# Information shown:
BEGIN

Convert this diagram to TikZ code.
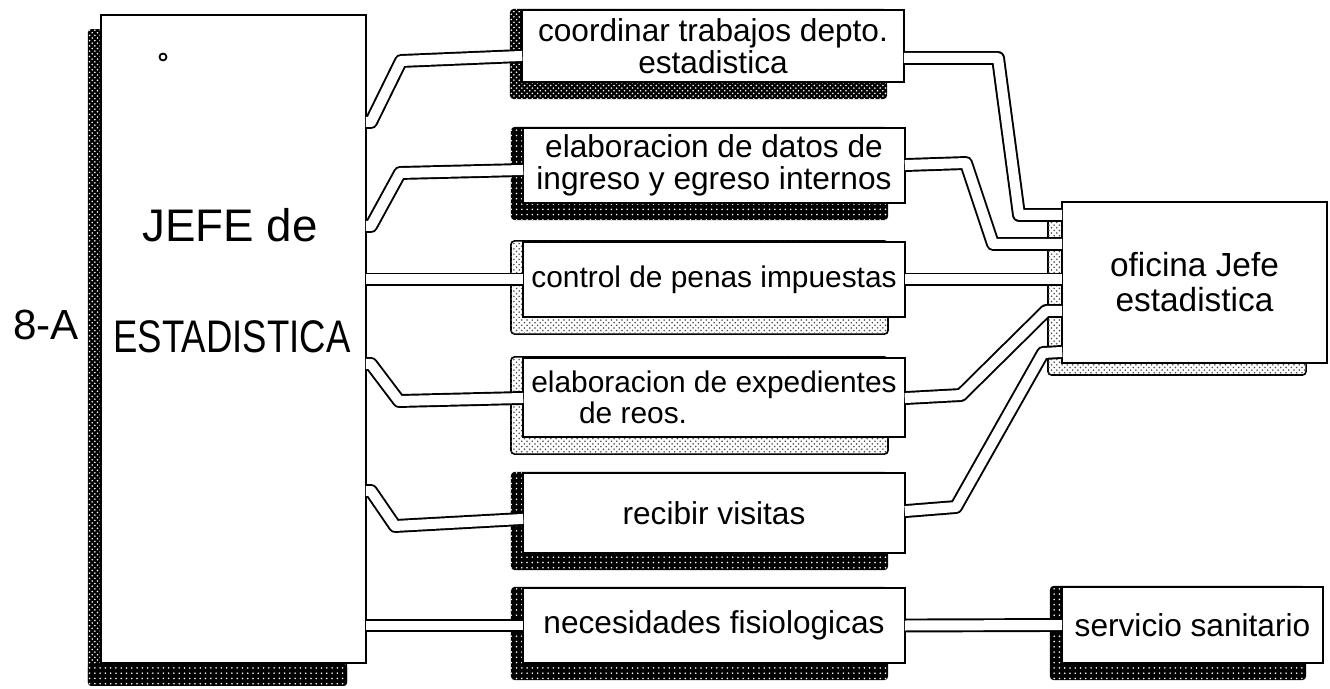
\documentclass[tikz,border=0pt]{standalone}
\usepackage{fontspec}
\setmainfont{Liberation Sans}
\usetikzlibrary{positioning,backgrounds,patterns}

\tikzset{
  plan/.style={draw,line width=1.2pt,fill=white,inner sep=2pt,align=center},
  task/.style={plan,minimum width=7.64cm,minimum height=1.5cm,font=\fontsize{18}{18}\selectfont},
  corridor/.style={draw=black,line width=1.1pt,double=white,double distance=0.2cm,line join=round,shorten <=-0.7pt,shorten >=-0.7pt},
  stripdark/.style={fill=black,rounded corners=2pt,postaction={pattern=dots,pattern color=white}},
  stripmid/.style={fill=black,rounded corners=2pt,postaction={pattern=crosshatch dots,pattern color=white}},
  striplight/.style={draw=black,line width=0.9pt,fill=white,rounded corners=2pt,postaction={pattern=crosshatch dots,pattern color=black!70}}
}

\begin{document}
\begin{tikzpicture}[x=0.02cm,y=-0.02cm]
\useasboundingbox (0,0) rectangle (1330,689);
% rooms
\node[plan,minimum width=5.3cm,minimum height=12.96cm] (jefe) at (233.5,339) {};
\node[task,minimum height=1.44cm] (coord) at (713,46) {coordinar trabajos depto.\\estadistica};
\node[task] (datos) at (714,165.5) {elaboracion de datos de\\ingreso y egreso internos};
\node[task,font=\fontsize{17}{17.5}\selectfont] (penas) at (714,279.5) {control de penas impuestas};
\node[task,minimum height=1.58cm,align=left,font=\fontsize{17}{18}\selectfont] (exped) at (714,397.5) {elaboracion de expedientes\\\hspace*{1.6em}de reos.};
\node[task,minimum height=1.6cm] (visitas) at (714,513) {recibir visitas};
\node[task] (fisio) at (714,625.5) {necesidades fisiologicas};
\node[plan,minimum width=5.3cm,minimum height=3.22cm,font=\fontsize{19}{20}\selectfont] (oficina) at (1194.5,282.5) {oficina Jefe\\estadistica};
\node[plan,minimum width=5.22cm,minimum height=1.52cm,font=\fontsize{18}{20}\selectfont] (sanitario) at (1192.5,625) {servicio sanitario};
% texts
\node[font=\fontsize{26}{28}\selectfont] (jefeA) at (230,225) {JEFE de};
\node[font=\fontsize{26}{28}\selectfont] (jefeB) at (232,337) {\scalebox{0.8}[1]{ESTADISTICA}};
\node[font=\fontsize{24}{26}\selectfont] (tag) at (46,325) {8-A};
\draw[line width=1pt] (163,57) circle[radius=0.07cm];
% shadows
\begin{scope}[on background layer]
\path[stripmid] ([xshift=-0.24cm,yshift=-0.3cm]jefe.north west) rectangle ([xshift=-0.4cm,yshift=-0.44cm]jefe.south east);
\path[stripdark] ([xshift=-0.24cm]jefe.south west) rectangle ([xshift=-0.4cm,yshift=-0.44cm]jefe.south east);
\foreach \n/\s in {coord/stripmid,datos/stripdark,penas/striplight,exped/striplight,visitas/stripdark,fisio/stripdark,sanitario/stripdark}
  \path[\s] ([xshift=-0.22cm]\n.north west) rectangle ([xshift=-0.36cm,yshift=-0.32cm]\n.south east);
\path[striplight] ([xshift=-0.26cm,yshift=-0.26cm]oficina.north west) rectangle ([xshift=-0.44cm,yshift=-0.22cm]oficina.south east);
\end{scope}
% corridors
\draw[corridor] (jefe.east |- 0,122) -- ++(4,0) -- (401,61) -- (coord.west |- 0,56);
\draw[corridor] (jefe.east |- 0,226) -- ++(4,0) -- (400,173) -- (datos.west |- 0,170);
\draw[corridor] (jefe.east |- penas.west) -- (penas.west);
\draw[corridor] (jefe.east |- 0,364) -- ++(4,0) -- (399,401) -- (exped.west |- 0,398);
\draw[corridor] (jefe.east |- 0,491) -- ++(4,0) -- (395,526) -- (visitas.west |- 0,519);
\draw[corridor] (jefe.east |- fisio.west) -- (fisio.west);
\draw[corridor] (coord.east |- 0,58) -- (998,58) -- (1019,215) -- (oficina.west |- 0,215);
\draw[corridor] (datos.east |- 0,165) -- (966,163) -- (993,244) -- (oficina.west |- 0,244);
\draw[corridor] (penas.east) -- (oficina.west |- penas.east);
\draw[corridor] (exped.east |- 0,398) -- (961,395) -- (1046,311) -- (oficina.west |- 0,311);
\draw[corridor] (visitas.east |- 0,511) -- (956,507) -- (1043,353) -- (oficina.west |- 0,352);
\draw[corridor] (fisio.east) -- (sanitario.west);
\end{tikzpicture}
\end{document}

END

# Directions:
All of the material above should be reproduced exactly, except the pictures.

# Answer for the task:
Convert this diagram to TikZ code.
\documentclass[tikz,border=0pt]{standalone}
\usepackage{fontspec}
\setmainfont{Liberation Sans}
\usetikzlibrary{positioning,backgrounds,patterns}

\tikzset{
  plan/.style={draw,line width=1.2pt,fill=white,inner sep=2pt,align=center},
  task/.style={plan,minimum width=7.64cm,minimum height=1.5cm,font=\fontsize{18}{18}\selectfont},
  corridor/.style={draw=black,line width=1.1pt,double=white,double distance=0.2cm,line join=round,shorten <=-0.7pt,shorten >=-0.7pt},
  stripdark/.style={fill=black,rounded corners=2pt,postaction={pattern=dots,pattern color=white}},
  stripmid/.style={fill=black,rounded corners=2pt,postaction={pattern=crosshatch dots,pattern color=white}},
  striplight/.style={draw=black,line width=0.9pt,fill=white,rounded corners=2pt,postaction={pattern=crosshatch dots,pattern color=black!70}}
}

\begin{document}
\begin{tikzpicture}[x=0.02cm,y=-0.02cm]
\useasboundingbox (0,0) rectangle (1330,689);
% rooms
\node[plan,minimum width=5.3cm,minimum height=12.96cm] (jefe) at (233.5,339) {};
\node[task,minimum height=1.44cm] (coord) at (713,46) {coordinar trabajos depto.\\estadistica};
\node[task] (datos) at (714,165.5) {elaboracion de datos de\\ingreso y egreso internos};
\node[task,font=\fontsize{17}{17.5}\selectfont] (penas) at (714,279.5) {control de penas impuestas};
\node[task,minimum height=1.58cm,align=left,font=\fontsize{17}{18}\selectfont] (exped) at (714,397.5) {elaboracion de expedientes\\\hspace*{1.6em}de reos.};
\node[task,minimum height=1.6cm] (visitas) at (714,513) {recibir visitas};
\node[task] (fisio) at (714,625.5) {necesidades fisiologicas};
\node[plan,minimum width=5.3cm,minimum height=3.22cm,font=\fontsize{19}{20}\selectfont] (oficina) at (1194.5,282.5) {oficina Jefe\\estadistica};
\node[plan,minimum width=5.22cm,minimum height=1.52cm,font=\fontsize{18}{20}\selectfont] (sanitario) at (1192.5,625) {servicio sanitario};
% texts
\node[font=\fontsize{26}{28}\selectfont] (jefeA) at (230,225) {JEFE de};
\node[font=\fontsize{26}{28}\selectfont] (jefeB) at (232,337) {\scalebox{0.8}[1]{ESTADISTICA}};
\node[font=\fontsize{24}{26}\selectfont] (tag) at (46,325) {8-A};
\draw[line width=1pt] (163,57) circle[radius=0.07cm];
% shadows
\begin{scope}[on background layer]
\path[stripmid] ([xshift=-0.24cm,yshift=-0.3cm]jefe.north west) rectangle ([xshift=-0.4cm,yshift=-0.44cm]jefe.south east);
\path[stripdark] ([xshift=-0.24cm]jefe.south west) rectangle ([xshift=-0.4cm,yshift=-0.44cm]jefe.south east);
\foreach \n/\s in {coord/stripmid,datos/stripdark,penas/striplight,exped/striplight,visitas/stripdark,fisio/stripdark,sanitario/stripdark}
  \path[\s] ([xshift=-0.22cm]\n.north west) rectangle ([xshift=-0.36cm,yshift=-0.32cm]\n.south east);
\path[striplight] ([xshift=-0.26cm,yshift=-0.26cm]oficina.north west) rectangle ([xshift=-0.44cm,yshift=-0.22cm]oficina.south east);
\end{scope}
% corridors
\draw[corridor] (jefe.east |- 0,122) -- ++(4,0) -- (401,61) -- (coord.west |- 0,56);
\draw[corridor] (jefe.east |- 0,226) -- ++(4,0) -- (400,173) -- (datos.west |- 0,170);
\draw[corridor] (jefe.east |- penas.west) -- (penas.west);
\draw[corridor] (jefe.east |- 0,364) -- ++(4,0) -- (399,401) -- (exped.west |- 0,398);
\draw[corridor] (jefe.east |- 0,491) -- ++(4,0) -- (395,526) -- (visitas.west |- 0,519);
\draw[corridor] (jefe.east |- fisio.west) -- (fisio.west);
\draw[corridor] (coord.east |- 0,58) -- (998,58) -- (1019,215) -- (oficina.west |- 0,215);
\draw[corridor] (datos.east |- 0,165) -- (966,163) -- (993,244) -- (oficina.west |- 0,244);
\draw[corridor] (penas.east) -- (oficina.west |- penas.east);
\draw[corridor] (exped.east |- 0,398) -- (961,395) -- (1046,311) -- (oficina.west |- 0,311);
\draw[corridor] (visitas.east |- 0,511) -- (956,507) -- (1043,353) -- (oficina.west |- 0,352);
\draw[corridor] (fisio.east) -- (sanitario.west);
\end{tikzpicture}
\end{document}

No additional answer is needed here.